Marathon Oil lead contender to buy Enron Oil & Gas

Vol 5, PW 4 (11 Apr 01) Exploration & Production

Which leaves Marathon Oil.

This report can confirm that Houston-based Marathon Oil has emerged as the lead contender to acquire Enron Oil & Gas, and with it the company's 30% stake in Panna, Mukta and Tapti. We can also confirm that Marathon is unhappy and a little confused at Enron's delayed response to its offer, which is now widely believed to be the best that Enron has received.

An industry source tells us Marathon has valued Panna, Mukta and Tapti at approximately $450m,but has told Enron it will only pay $300m because of "unresolved issues" attached to the sale. Principle among these is 'Section 4.10' of the Joint Operating Agreement, which in theory permits joint venture partners ONGC or Reliance to arbitrarily seek removal of any new operator if the old one (Enron) decides to sell up and move out.

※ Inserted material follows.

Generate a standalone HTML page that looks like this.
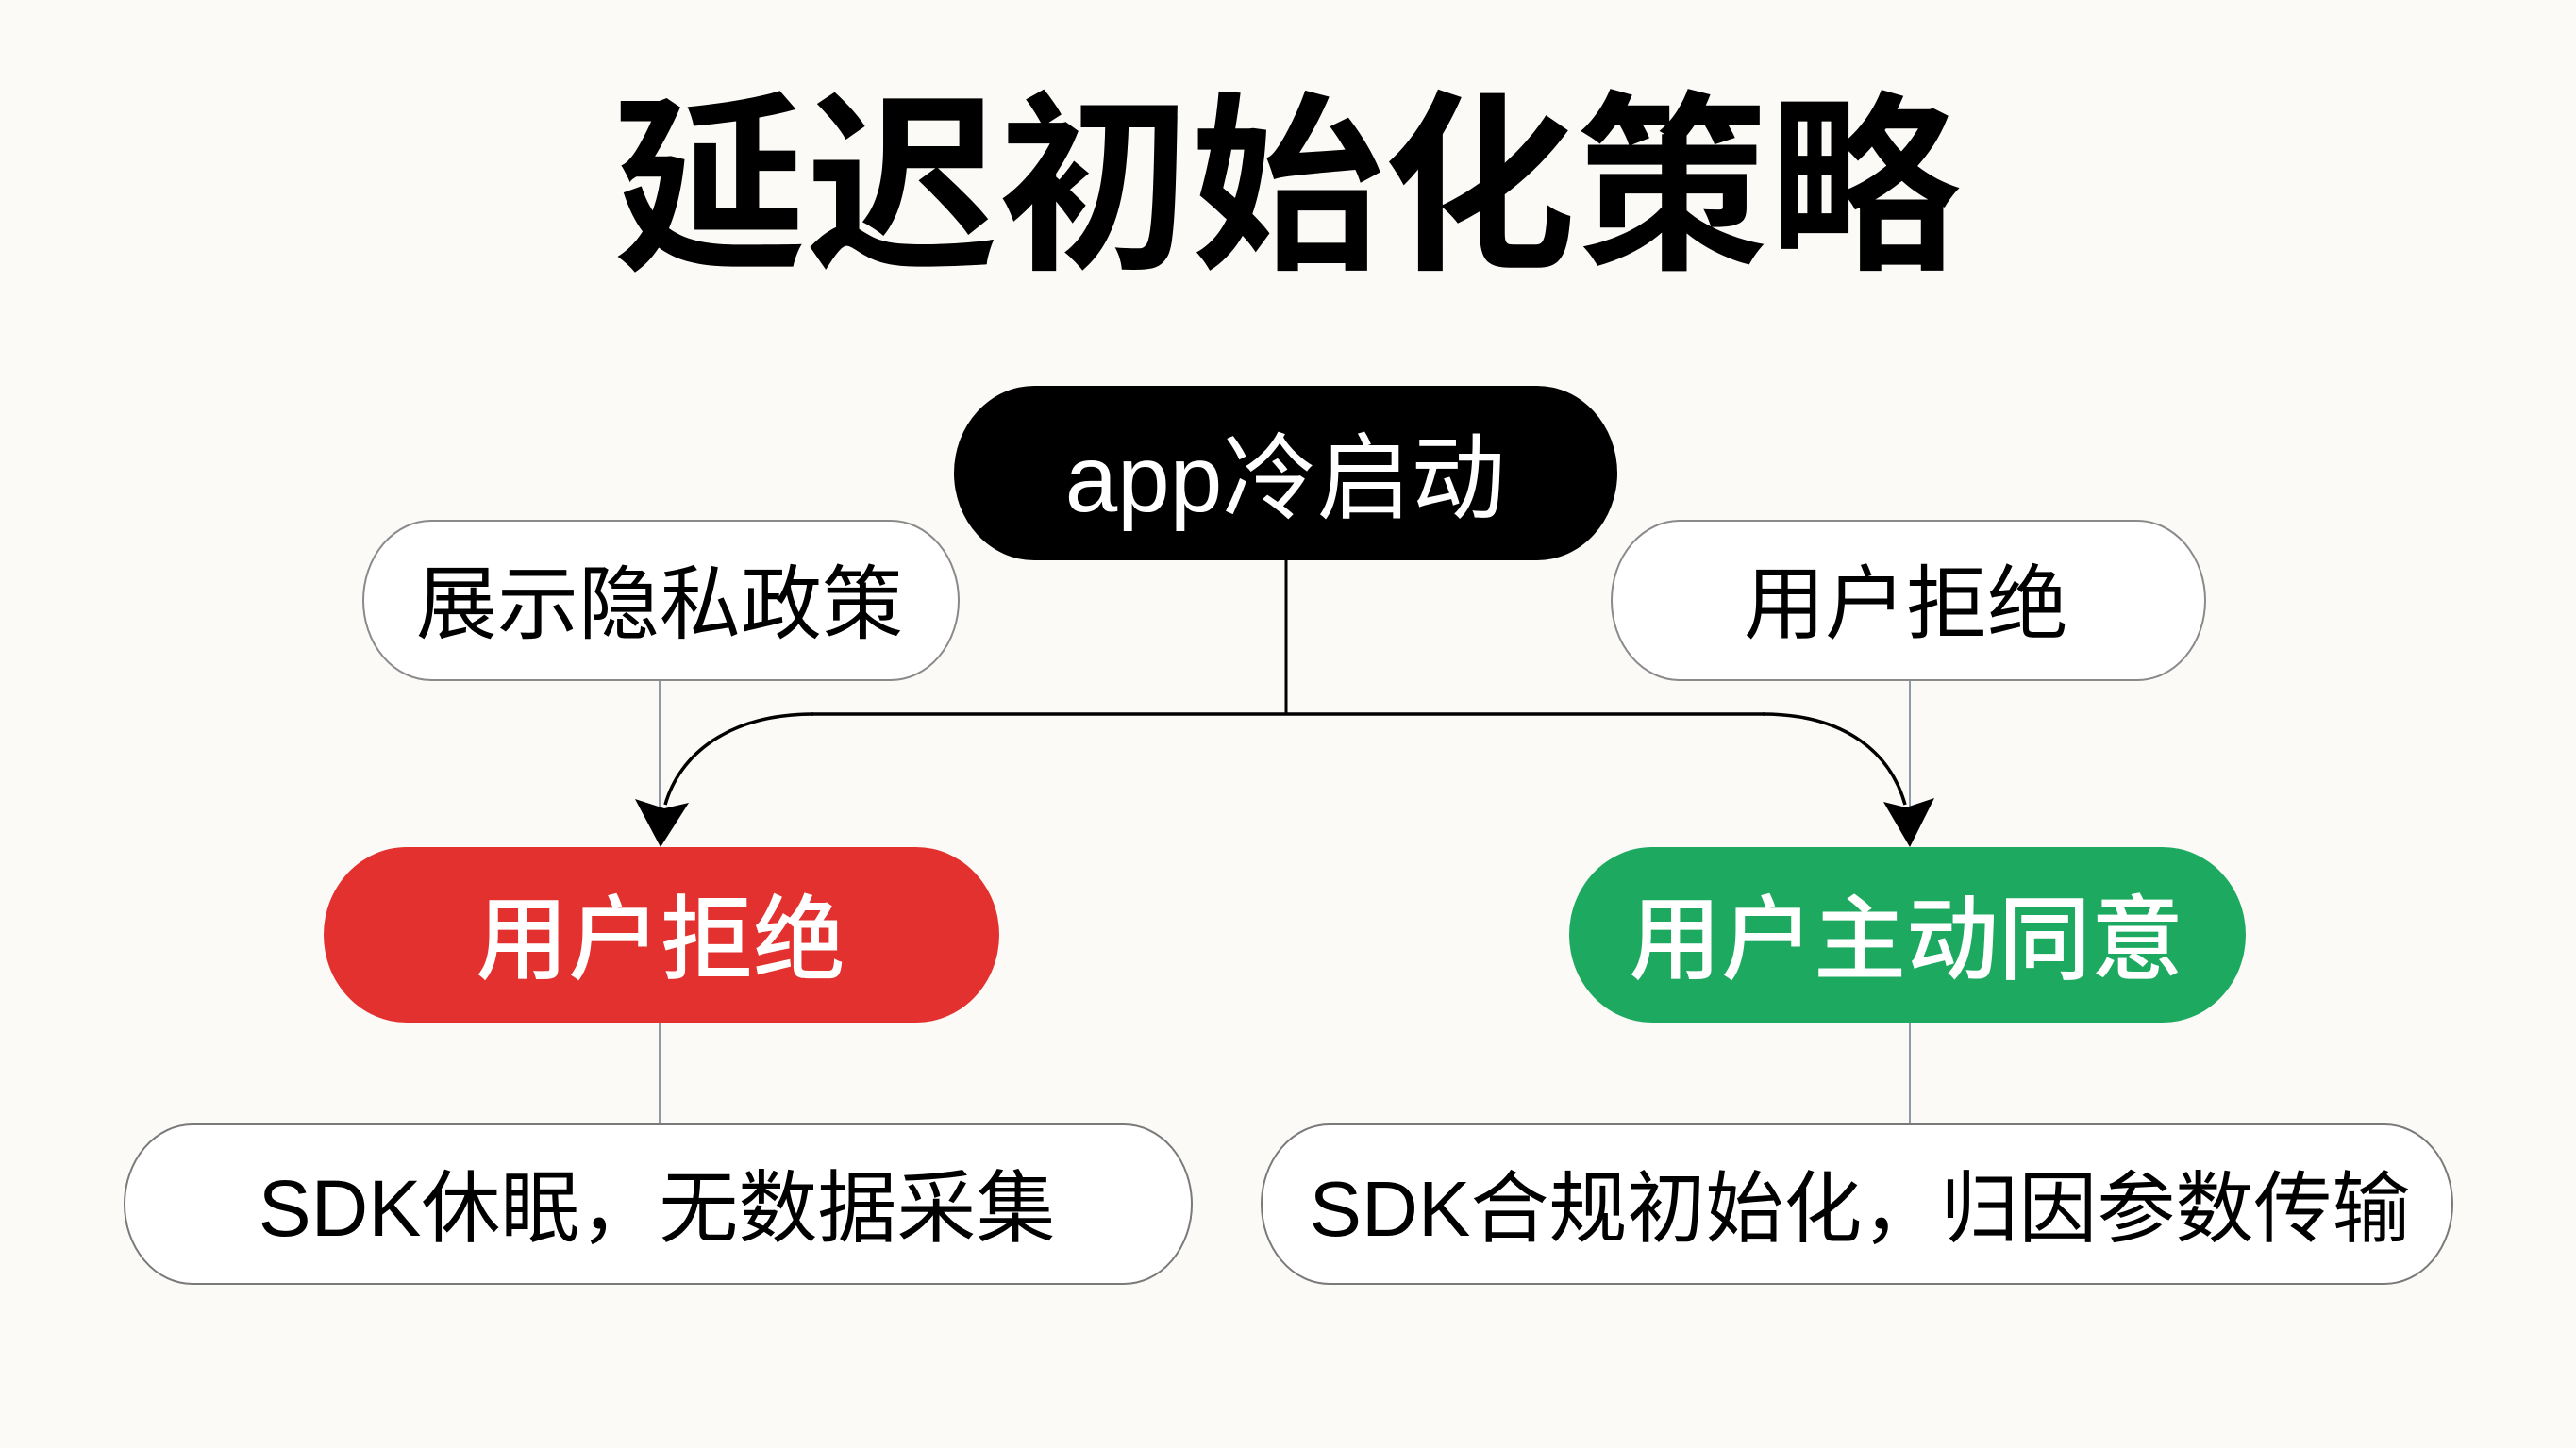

Such a move would require oil ministry approval, but Marathon believes the threat is real. Other areas of concern include unpaid cash calls to the joint venture by Reliance and ONGC and on-going arbitration.

Absence of a firm gas offtake agreement with Gas Authority of India and obstacle in the way of a development programme for Tapti also figure as obstacles. "Most of the companies that examined this deal discounted $150m to take in all the problems," adds a source.

"It's the equivalent of six months headache."